L’esecuzione fu perfetta! Con l’E.I. 320 in hovering, senza possibilità di appoggiarsi al suolo, ognuno di quelli coinvolti nell’operazione eseguì il suo compito senza alcuna esitazione e nel più breve tempo possibile, dimostrando grande professionalità e una calma encomiabile.
Una magnifica operazione ben coordinata e condotta venne portata a termine. L’elicottero si fermò in hovering, due tecnici scivolarono sotto la “sua” pancia grigia da balena e smollarono le quattro selle del carrello… le allentarono mentre altri “quattro” erano pronti, una volta che lo stesso fosse stato completamente svicolato dalla struttura, a toglierlo di mezzo.
La prima fase riuscì in brevissimo tempo e, a quel punto, uno spettacolo forse irripetibile si presentò nell’area aeroportuale.
Uno slanciato AB205, senza carrello, fermo immobile in hovering a due metri da terra. Certamente una configurazione unica nel suo genere, ma il lavoro doveva essere finito e così, sempre gli stessi quattro, tolto il carrello rotto si avvicinarono con quello buono, lo appoggiarono alla struttura mentre sotto la pancia si provvedeva sempre con l’elicottero in volo, a serrare le selle.
Il cavallo a quel punto aveva nuovamente le sue quattro zampe buone, pronte a sorreggerlo.
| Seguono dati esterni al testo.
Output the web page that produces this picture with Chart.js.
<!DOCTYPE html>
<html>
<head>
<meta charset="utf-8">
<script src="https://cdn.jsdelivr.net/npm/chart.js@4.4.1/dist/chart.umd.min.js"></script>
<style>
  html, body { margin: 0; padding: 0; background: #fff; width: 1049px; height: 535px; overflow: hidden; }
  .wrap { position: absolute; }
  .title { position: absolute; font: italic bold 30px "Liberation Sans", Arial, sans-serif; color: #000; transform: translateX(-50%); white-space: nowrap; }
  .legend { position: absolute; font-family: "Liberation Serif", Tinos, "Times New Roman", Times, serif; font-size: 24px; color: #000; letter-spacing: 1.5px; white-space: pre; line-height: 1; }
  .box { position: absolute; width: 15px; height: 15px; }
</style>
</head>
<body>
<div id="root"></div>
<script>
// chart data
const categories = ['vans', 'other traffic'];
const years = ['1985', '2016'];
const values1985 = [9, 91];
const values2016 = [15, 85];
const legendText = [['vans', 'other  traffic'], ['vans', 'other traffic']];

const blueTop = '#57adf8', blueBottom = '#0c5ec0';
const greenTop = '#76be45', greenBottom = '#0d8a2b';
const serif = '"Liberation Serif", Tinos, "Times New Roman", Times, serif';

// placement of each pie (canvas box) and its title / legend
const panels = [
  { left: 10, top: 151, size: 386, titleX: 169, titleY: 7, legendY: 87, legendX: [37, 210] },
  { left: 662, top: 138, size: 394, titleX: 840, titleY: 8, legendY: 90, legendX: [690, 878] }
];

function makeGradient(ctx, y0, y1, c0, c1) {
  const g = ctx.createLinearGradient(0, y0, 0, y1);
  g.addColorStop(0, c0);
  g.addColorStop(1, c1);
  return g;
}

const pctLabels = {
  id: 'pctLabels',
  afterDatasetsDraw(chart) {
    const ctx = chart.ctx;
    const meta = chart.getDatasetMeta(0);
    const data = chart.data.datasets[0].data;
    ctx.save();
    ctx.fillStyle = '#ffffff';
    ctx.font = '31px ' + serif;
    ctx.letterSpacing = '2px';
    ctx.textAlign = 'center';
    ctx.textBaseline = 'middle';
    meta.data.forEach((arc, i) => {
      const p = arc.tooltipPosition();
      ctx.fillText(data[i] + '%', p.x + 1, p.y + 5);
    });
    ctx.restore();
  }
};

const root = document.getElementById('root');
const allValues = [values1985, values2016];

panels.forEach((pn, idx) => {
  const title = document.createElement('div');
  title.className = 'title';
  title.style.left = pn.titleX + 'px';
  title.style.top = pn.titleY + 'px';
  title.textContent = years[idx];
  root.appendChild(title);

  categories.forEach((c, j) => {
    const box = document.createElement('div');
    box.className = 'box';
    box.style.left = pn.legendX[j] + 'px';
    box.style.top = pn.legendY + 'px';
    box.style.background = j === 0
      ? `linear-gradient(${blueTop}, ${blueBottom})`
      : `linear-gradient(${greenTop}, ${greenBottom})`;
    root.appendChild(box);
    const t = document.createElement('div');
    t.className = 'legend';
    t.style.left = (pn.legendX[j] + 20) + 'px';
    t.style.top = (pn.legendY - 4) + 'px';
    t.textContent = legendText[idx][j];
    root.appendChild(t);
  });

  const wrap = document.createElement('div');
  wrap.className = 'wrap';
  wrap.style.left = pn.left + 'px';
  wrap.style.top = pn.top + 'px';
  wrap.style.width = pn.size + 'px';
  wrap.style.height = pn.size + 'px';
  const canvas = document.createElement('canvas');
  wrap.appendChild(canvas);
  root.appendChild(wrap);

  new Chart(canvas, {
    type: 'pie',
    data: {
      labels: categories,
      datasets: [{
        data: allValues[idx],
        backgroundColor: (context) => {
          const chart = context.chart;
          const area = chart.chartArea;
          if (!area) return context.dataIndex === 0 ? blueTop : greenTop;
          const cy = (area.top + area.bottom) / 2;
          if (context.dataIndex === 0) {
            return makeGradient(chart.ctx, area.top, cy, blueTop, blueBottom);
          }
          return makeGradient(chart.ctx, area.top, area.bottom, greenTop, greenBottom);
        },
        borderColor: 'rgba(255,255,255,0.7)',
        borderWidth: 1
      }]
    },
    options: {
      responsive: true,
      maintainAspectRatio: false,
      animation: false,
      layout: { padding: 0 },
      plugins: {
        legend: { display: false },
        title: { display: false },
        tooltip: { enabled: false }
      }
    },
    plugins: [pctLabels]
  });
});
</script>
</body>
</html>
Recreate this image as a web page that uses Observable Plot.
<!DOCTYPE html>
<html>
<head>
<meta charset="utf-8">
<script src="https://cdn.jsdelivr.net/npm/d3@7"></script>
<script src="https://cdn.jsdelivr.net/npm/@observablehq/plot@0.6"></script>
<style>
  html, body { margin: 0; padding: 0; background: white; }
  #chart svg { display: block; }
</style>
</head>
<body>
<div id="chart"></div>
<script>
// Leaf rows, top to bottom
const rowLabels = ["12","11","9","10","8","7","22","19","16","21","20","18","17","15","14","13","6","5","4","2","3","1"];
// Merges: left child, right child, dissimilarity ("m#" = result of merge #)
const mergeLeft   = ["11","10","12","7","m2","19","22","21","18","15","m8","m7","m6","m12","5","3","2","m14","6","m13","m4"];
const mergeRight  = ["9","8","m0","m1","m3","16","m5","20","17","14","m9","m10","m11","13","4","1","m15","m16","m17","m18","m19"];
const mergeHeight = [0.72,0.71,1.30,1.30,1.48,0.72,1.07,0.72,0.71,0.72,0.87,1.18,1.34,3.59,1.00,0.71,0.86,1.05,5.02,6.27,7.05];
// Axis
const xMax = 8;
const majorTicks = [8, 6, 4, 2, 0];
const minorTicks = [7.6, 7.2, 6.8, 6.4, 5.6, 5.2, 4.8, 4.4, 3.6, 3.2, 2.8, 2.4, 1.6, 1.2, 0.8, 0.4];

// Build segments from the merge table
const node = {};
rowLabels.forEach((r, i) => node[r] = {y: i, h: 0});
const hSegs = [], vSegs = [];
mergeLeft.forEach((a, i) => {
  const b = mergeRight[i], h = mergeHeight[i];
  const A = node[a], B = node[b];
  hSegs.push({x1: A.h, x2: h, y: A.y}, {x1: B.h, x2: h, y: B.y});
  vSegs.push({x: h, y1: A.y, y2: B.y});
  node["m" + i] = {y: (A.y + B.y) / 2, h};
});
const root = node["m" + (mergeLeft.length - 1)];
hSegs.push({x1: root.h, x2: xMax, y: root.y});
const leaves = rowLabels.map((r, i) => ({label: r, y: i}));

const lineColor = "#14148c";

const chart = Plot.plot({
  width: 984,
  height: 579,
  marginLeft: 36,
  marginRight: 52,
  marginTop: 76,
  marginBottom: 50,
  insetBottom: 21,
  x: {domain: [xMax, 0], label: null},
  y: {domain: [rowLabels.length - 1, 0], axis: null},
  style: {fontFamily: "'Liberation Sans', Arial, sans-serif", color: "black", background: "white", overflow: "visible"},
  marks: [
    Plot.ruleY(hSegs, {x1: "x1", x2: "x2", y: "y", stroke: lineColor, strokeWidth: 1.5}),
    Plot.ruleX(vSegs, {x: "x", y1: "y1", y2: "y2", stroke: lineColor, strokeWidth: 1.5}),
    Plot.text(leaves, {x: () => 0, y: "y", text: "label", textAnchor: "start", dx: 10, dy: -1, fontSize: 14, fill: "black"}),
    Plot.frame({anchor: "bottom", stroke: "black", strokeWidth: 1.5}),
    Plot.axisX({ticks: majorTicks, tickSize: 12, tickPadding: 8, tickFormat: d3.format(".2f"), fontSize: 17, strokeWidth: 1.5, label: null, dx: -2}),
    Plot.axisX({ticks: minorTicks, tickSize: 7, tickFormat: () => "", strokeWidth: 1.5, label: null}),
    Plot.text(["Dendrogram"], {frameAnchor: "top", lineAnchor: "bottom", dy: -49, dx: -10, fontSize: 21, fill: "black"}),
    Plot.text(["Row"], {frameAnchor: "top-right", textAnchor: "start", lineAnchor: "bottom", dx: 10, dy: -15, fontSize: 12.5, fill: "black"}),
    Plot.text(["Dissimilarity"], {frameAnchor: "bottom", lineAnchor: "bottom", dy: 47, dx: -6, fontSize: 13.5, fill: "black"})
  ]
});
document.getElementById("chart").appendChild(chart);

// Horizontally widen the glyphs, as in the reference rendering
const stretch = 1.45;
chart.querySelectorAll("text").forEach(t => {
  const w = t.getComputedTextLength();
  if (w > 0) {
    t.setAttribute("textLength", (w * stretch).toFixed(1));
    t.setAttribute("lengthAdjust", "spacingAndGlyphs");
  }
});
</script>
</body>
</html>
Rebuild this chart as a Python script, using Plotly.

Il pilota, che in passato aveva già vissuto la brutta esperienza della rottura della catena rotore di coda del suo elicottero, nel cielo di Cuneo Levaldigi, poté a quel punto appoggiare i pattini e spegnere senza problemi il motore.
Quanto venne fatto, come molte volte succede in situazioni che riguardano “il volo”, non era certo previsto da nessun manuale, da nessuna sezione emergenze. Ma venne
fatto e venne fatto bene, è doveroso ripeterlo, grazie alla professionalità di tutti coloro che furono coinvolti.